Looting to the end: The fall of Yahya Jammeh

Gambia’s former President Yahya Jammeh (top) fled the country on Saturday after declaring he would step down and hand over power to President Adama Barrow (below), ending a political crisis. [Photo: AFP]

Former Gambian president Yahya Jammeh boarded a Falcon Jet on Saturday night on his way into exile after emptying state coffers, stealing more than Sh1.1 billion and flying out luxury cars.

Despite having been a president for over two decades, the former Gambian despot could not resist the temptation to put his hands in the till one more time before he fled.

In the two weeks he had clung to power after the shock election defeat, Jammeh — who had been in power since 1994 — looted $11.4 million, which translates to at least Sh1.1 billion at current exchange rates, to start his life in exile.

He also flew out of the country valuable goods that included an unknown number of luxury cars.

Jammeh was trounced by Adama Barrow in an election held in December last year, ending his 22-year dictatorship and a rule that had been marred by corruption allegations.

Several months before the election, he was forced to sack 27 Government officials after a scandal was unearthed at its national petroleum company.

For a man who seized power claiming the former Government was chocking in corruption, nepotism, abuse of office and excessive power, his exit is a taste of his own medicine.

He had initially accepted defeat, but changed his mind shortly after. Hours before the end of his official term, the Gambian National Assembly handed Jammeh another lifeline after it extended his stay by another three months.

But all this changed after a regional military force and the international community threatened to forcibly remove him from office. He chose the safer route on Saturday when he flew into exile with his family in Equatorial Guinea, another nation that has had one president for almost four decades.

The Equatorial Guinea president Teodoro Obiang Nguema Mbasogo has been in power since 1979 when he ousted his uncle, Francisco Macías Nguema, in a military coup. He has presided over a regime that has seen him described as a brutal central African dictator whose son (and vice-president) owns luxury cars and homes all over the world.

President Obiang’s regime has been accused of corruption, electoral fraud and even cannibalism.

This is perhaps why Jammeh chose Equatorial Guinea, one of Africa’s richest countries per capita, as the safest place to run to.

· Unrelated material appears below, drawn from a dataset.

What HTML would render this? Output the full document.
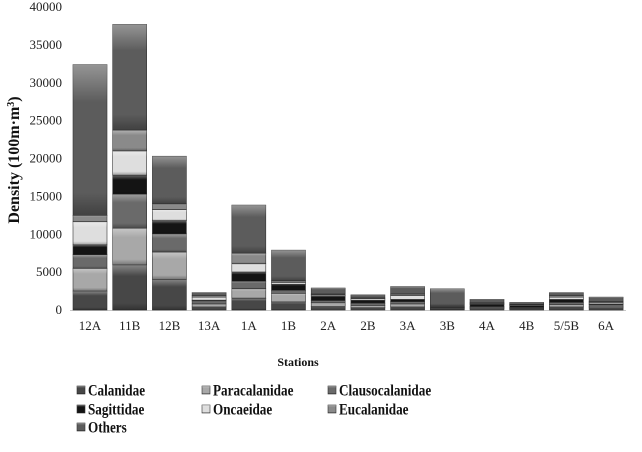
<!DOCTYPE html>
<html><head><meta charset="utf-8"><style>
body{margin:0;background:#fff;width:642px;height:447px;overflow:hidden;font-family:"Liberation Serif",serif}
text{font-family:"Liberation Serif","Times New Roman",serif}
</style></head><body>
<svg id="c" width="642" height="447" font-family="Liberation Serif, serif"></svg>
<script>
const categories=["12A","11B","12B","13A","1A","1B","2A","2B","3A","3B","4A","4B","5/5B","6A"];
const seriesNames=["Calanidae","Paracalanidae","Clausocalanidae","Sagittidae","Oncaeidae","Eucalanidae","Others"];
const calanidae=[2500,5950,4050,400,1550,1050,450,300,400,100,200,150,400,300];
const paracalanidae=[3000,4850,3600,400,1250,1150,500,300,400,100,150,100,300,200];
const clausocalanidae=[1800,4500,2400,400,1000,400,300,300,300,100,100,100,300,200];
const sagittidae=[1300,2500,1750,100,1200,800,600,400,300,50,300,250,400,100];
const oncaeidae=[3050,3200,1450,400,1100,250,150,200,500,50,100,100,300,200];
const eucalanidae=[850,2750,750,200,1400,200,100,100,200,100,100,50,200,100];
const others=[19900,13950,6300,400,6350,4050,800,400,1000,2300,450,250,400,600];
const yTicks=[0,5000,10000,15000,20000,25000,30000,35000,40000];
const series=[calanidae,paracalanidae,clausocalanidae,sagittidae,oncaeidae,eucalanidae,others];
const colors=["#474747","#a8a8a8","#6a6a6a","#141414","#dedede","#8a8a8a","#5c5c5c"];
const svg=document.getElementById('c');const NS="http://www.w3.org/2000/svg";
const FF="Liberation Serif, serif";
function mk(t,a,p){const e=document.createElementNS(NS,t);for(const k in a)e.setAttribute(k,a[k]);if(t==='text')e.setAttribute('font-family',FF);(p||svg).appendChild(e);return e;}
const y0=310,y1=7,yMax=40000;
const y=v=>y0-(v/yMax)*(y0-y1);
const x=i=>90+i*39.7;
const bw=34;
const defs=mk('defs',{});
const g=mk('linearGradient',{id:'sh',x1:0,y1:0,x2:0,y2:1},defs);
mk('stop',{offset:0,'stop-color':'#fff','stop-opacity':0.35},g);
mk('stop',{offset:0.25,'stop-color':'#fff','stop-opacity':0},g);
mk('stop',{offset:0.85,'stop-color':'#000','stop-opacity':0},g);
mk('stop',{offset:1,'stop-color':'#000','stop-opacity':0.3},g);
yTicks.forEach(t=>{const e=mk('text',{x:62,y:y(t)+4,'text-anchor':'end','font-size':13,fill:'#222'});e.textContent=t;
});
const yl=mk('text',{transform:'translate(19,160) rotate(-90)','text-anchor':'middle','font-size':16,'font-weight':'bold',fill:'#111'});
yl.innerHTML='Density (100m·m<tspan baseline-shift="super" font-size="10">3</tspan>)';

const base=mk('line',{x1:70,x2:626,y1:y0+0.5,y2:y0+0.5,stroke:'#c8c8c8'});

categories.forEach((c,i)=>{let acc=0;
 series.forEach((s,k)=>{const v=s[i];const top=y(acc+v),bot=y(acc);acc+=v;
  const r=mk('rect',{x:x(i)-bw/2,y:top,width:bw,height:bot-top,fill:colors[k],stroke:'#333','stroke-width':0.6});
  
  const s2=mk('rect',{x:x(i)-bw/2,y:top,width:bw,height:bot-top,fill:'url(#sh)'});
  });
 const t=mk('text',{x:x(i),y:330,'text-anchor':'middle','font-size':13,fill:'#222'});t.textContent=c;
 });
const xt=mk('text',{x:298,y:366,'text-anchor':'middle','font-size':12,'font-weight':'bold',fill:'#111'});xt.textContent='Stations';

const lxs=[77,202,328];const lys=[390,409,427];
seriesNames.forEach((n,k)=>{const lx=lxs[k%3],ly=lys[Math.floor(k/3)];
 const grp=mk('g',{});
 mk('rect',{x:lx,y:ly-4,width:8,height:8,fill:colors[k],stroke:'#333','stroke-width':0.6},grp);
 mk('rect',{x:lx,y:ly-4,width:8,height:8,fill:'url(#sh)'},grp);
 const t=mk('text',{x:lx+11,y:ly+5.5,'font-size':15.5,'font-weight':'bold',fill:'#111',transform:'translate('+(lx+11)+',0) scale(0.85,1) translate('+(-(lx+11))+',0)'},grp);t.textContent=n;});
</script>
</body></html>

An aide to the incoming president, Mai Ahmad Fatty, told journalists that the disgraced former president looted more than Sh1.1 billion ($11.4 million) during a two-week period alone and shipped out luxury cars by cargo plane.

“The Gambia is in financial distress. The coffers are virtually empty. That is a state of fact,” Fatty said. “It has been confirmed by technicians in the Ministry of Finance and the Central Bank of the Gambia.”

Obiang’s government has not yet commented on Jammeh’s presence in Equatorial Guinea despite strong resistance from the Opposition.

Obiang’s son is currently on trial for corruption in France, charged with spending millions in state funds to feed an opulent lifestyle of fast cars, designer clothes, works of art and high-end real estate. The Democratic Opposition Front said Jammeh cannot qualify for political asylum because he triggered Gambia’s crisis by refusing to step down for weeks after he lost the December vote.

“We are not against Pan-Africanism, but we are in favour of a more objective Pan-Africanism that does not consist in just bringing over the waste of Africa,” the group said.

With Jammeh gone, a country that had waited in silence during the crisis sprang back to life. Shops and restaurants opened, music played and people danced in the streets.

Defence chief Ousmane Badjie said the military welcomed the arrival of the regional force “wholeheartedly”. With proper orders, he said, he would open the doors to the notorious prisons where rights groups say many who have disappeared over the years may be kept.

“We are going to show Barrow we are really armed forces with a difference, I swear to God,” Badjie said. “I have the Quran with me.”

Some of the 45,000 people who had fled the tiny country during the crisis began to return.

The nation of 1.9 million, which promotes itself to overseas tourists as “the Smiling Coast of Africa, has been a major source of migrants heading toward Europe because of the situation at home.